In my recent post Writing Effective Online Job Postings: 12 Tips, I offered some practical advice on writing online postings so that you would both engage potential job applicants and satisfy the unique demands of writing for the web.
Here, I want to go a step further and take on the important function of search engine optimization.
The fact is, enhancing your position in search results requires two seemingly contradictory conditions: your online job post needs to both stick out AND fit in.
Why Fit In?
In order for your job post to get noticed by search engine bots, it needs to include relevant words, words that are highly correlated to job seeking in general as well as to your industry, your organization, your location (city and state), and your open position in particular. This is how the web knows where you belong.
It shouldn’t surprise you that there are two great ways to identify these all-important words (and phrases).
One is the old-fashioned way. Simply round up a couple colleagues and brainstorm a list of common words that relate to your industry, company, service or product, and job title and description. Also, if your company has official, written job descriptions, you will want to look over those and add any other pertinent keywords and phrases.
The other is the modern way. By using online tools such as Google Planner or by analyzing tag clouds on similar copy (including any highly-ranked items posted by your competitors), you can also identify those words and phrases that will lead a particular post to getting noticed on the web.

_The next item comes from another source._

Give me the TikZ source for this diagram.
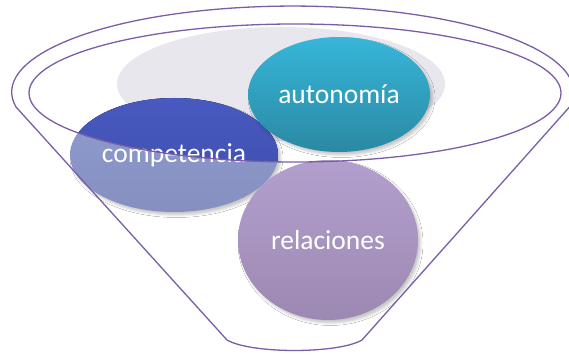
\documentclass[tikz,border=0pt]{standalone}
\usepackage{fontspec}
\setmainfont{Carlito}
\usetikzlibrary{shapes.geometric,shadows.blur}
\definecolor{linec}{HTML}{7B5EA7}
\definecolor{graybg}{HTML}{E9E7EE}
\definecolor{complt}{HTML}{8F9BD0}
\definecolor{complb}{HTML}{8690C0}
\definecolor{compdt}{HTML}{4859C0}
\definecolor{compdb}{HTML}{3E4DAA}
\definecolor{autot}{HTML}{37B6D9}
\definecolor{autob}{HTML}{2A89A3}
\definecolor{relt}{HTML}{B39FCD}
\definecolor{relb}{HTML}{9C89B2}
\begin{document}
\begin{tikzpicture}[x=1pt,y=1pt,
  rim/.style={draw=linec, line width=1.3pt},
  label/.style={text=white, font=\fontsize{27.5}{30}\selectfont, inner sep=0pt},
  bubble/.style={ellipse, inner sep=0pt, label,
    blur shadow={shadow xshift=2.5pt, shadow yshift=-3pt, shadow opacity=22, shadow blur radius=2.5pt}}]
\useasboundingbox (0,0) rectangle (569,355);
\fill[white] (0,0) rectangle (569,355);
% background disc
\fill[graybg] (281,271) ellipse [x radius=164, y radius=57];
% competencia: light part, then dark part inside the rim
\node[bubble, minimum width=208pt, minimum height=114pt, top color=complt, bottom color=complb] (compbg) at (174,200) {};
\begin{scope}
  \clip (295,262) ellipse [x radius=266, y radius=69];
  \fill[top color=compdt, bottom color=compdb] (compbg.center) ellipse [x radius=104, y radius=57];
\end{scope}
\node[label] (comp) at (compbg.center) {competencia};
% autonomia
\node[bubble, minimum width=182pt, minimum height=115pt, top color=autot, bottom color=autob] (auto) at (339,260.5) {autonomía};
% relaciones
\node[bubble, minimum width=180pt, minimum height=160pt, top color=relt, bottom color=relb] (rel) at (328,115) {relaciones};
% inner rim
\draw[rim] (295,262) ellipse [x radius=266, y radius=69];
% funnel outline
\draw[rim] (16,248) arc[start angle=190, end angle=-10, x radius=281, y radius=86]
  -- (362,15) .. controls (338,1) and (251,1) .. (227,15) -- cycle;
\end{tikzpicture}
\end{document}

Fitting in on the web is a matter of relevancy. The more of these relevant words you include throughout the body of your posting, the better.
Well, at least up to a point.
There is, of course, a law of diminishing returns. You should never sacrifice clarity in the name of keyword use. If you get to the point where you’re beginning to sound awkward or forced, you have probably crossed the keyword utility threshold.
And remember, Google doesn’t hide that fact that its search engine bots will essentially punish you — diminishing your position in search results — for gratuitous overuse of keywords.
So Why Stick Out?
“Fitting in” gets you a place at the table; “sticking out” gets you to the head of the table.
Sprinkling keywords throughout the body of your post is an important first step, but making sure they pop out to both humans and search engine bots requires a bit of extra effort.
If “fitting in” is a matter of relevancy, “sticking out” is a matter of calculated relevancy. Thoughtful placement of keywords can make all the difference in how well your post turns up in search results.
Great places for keywords to show up are
in your job title
in section headings
in bulleted lists
in bold print (I would stress that this is applicable if it makes sense to do so, not just for the sake of highlighting a keyword)
in italics (same as above)
Also of note: I often see attempts at SEO that are actually counterproductive. As I have said before, it all starts with your job title. Don’t get fancy. Don’t get cute. For example, extra characters like asterisks and exclamation points in a job post title are confusing to bots. The best job title is just that: the JOB TITLE, written in a way that both search engines and job seekers will understand what you mean.